While in the blacksmith shop, you will see science, technology, and mathematics in action. To get the day started, the blacksmith must use a pulley system to get the bellows moving air into the forge, which starts and stokes the fire throughout the day. Once the fire reaches a glowing orange/yellow, work can begin. When the iron is placed into the fire it will start to change colors. Deep red is around 1200 degrees Fahrenheit, yellow or orange is around 2000 degrees Fahrenheit, and a bright white is around 2800 degrees Fahrenheit and iron’s melting point. Iron in the forge heats up via conduction, which means heat is passed along from the hotter end to the colder end as molecules vibrate.

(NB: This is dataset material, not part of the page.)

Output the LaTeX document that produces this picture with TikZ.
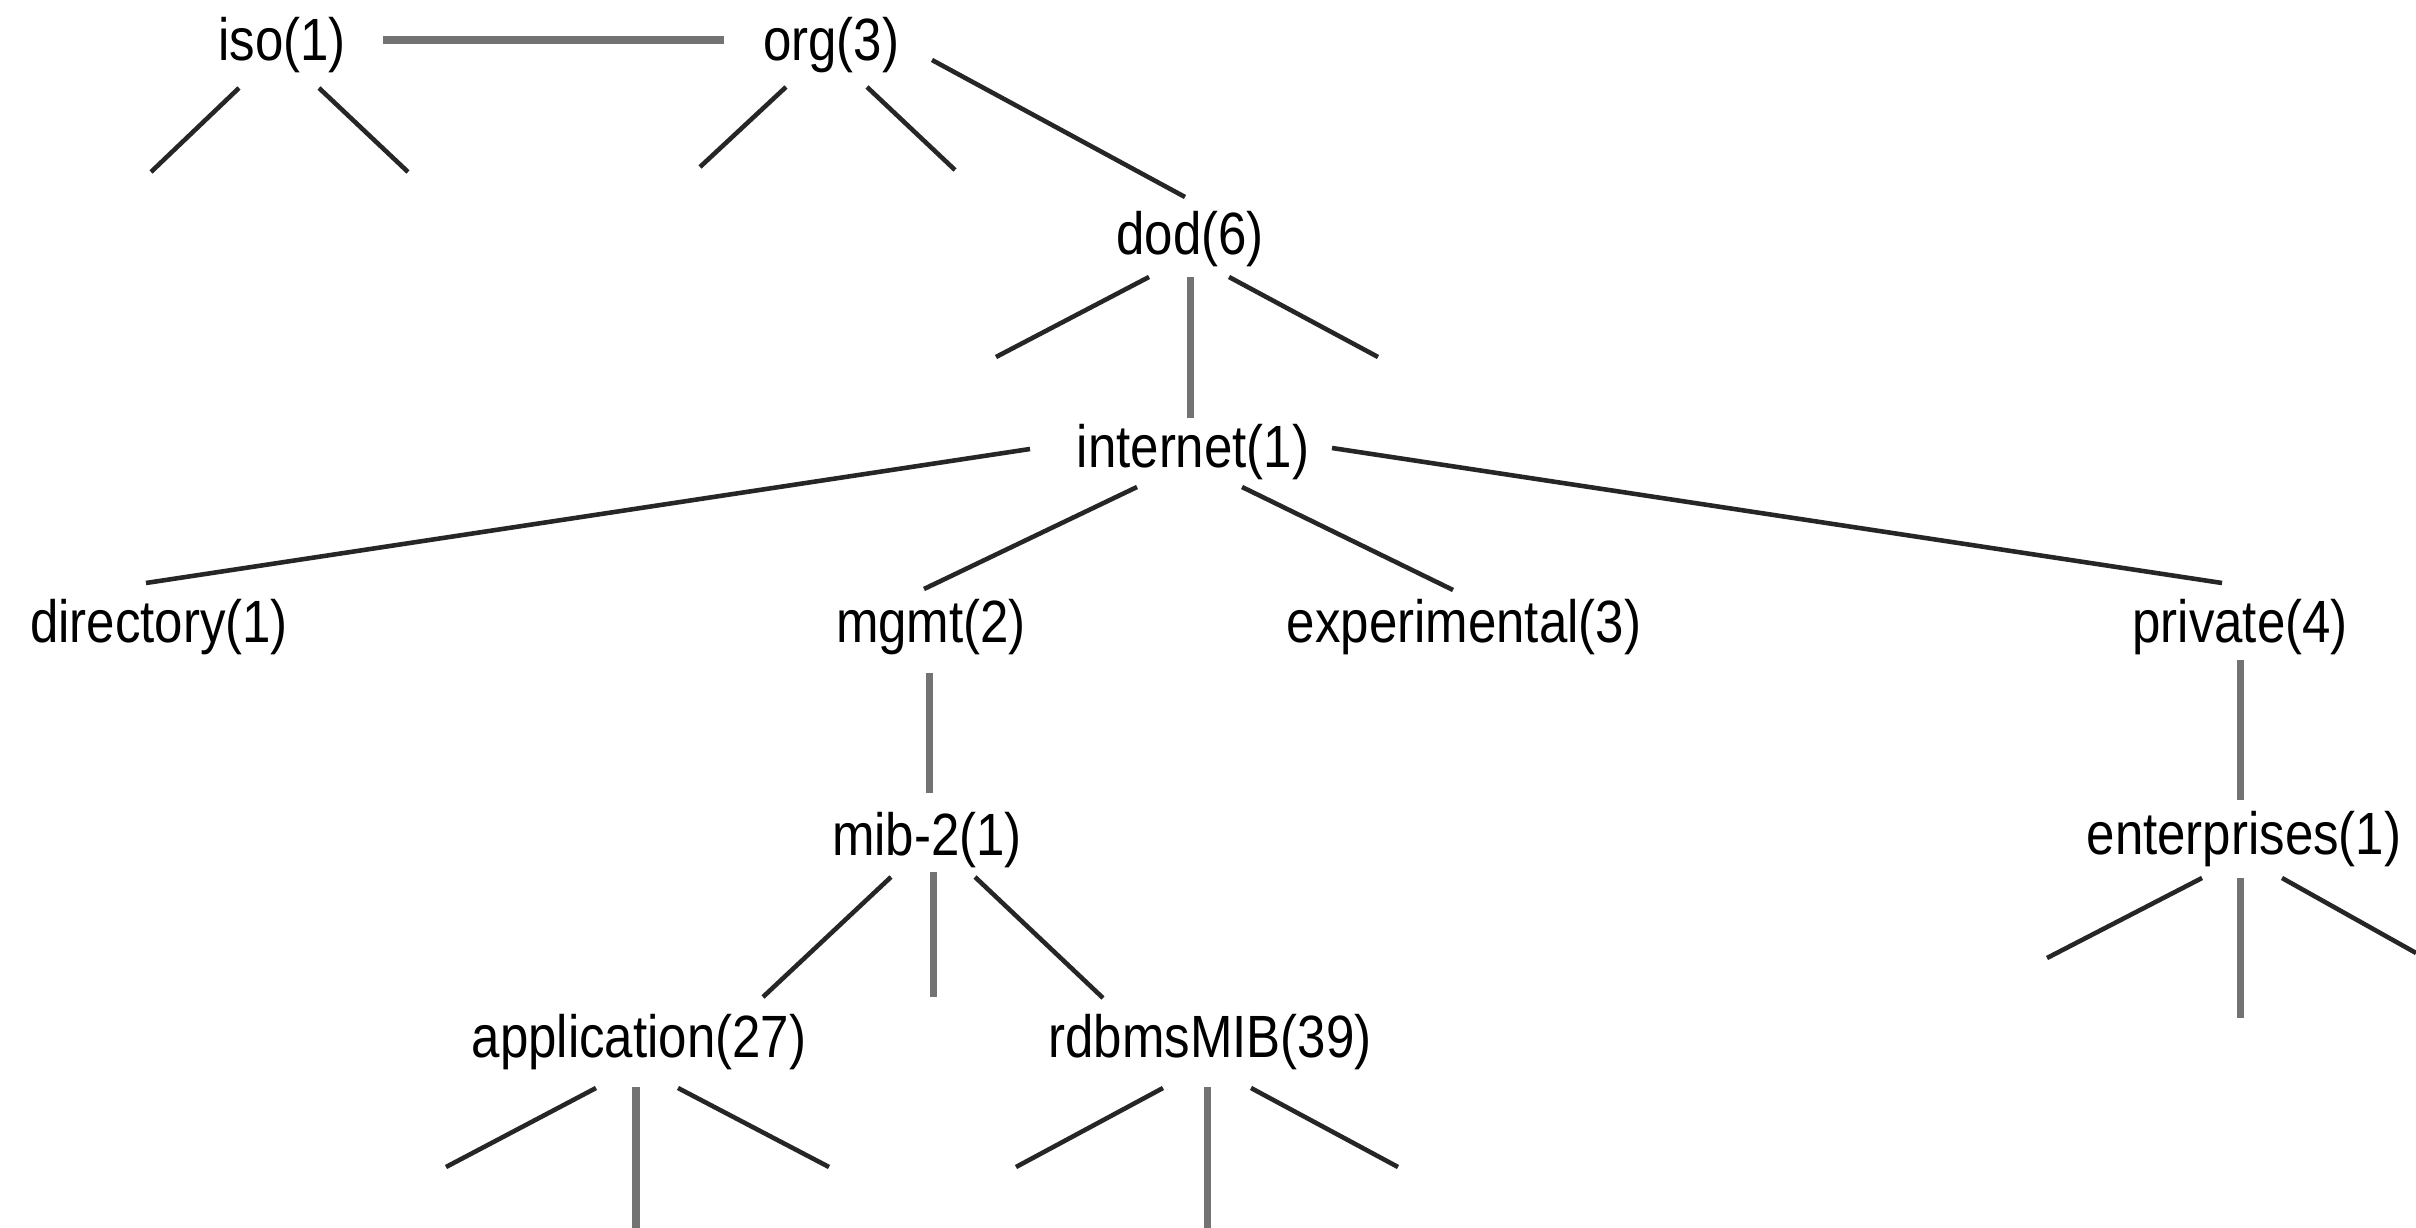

Once the iron reaches 2000 degrees Fahrenheit, the work can begin. Using the tools around the shop, the blacksmith passes his energy through the tool to shape the iron. Every time the iron must be reheated, the bellows pulley system is used to bring the temperature of the forge back up. To cut the iron into smaller shapes, it is placed onto a wedge and struck with a hammer in order to easily bend and snap off.
Along with the basic hardware blacksmiths create, they might also make horseshoes and rings to fit onto wagon wheels. In order to make these products, the blacksmith must have proper measurements to ensure the horse or other form of transportation can properly function with the new iron fittings.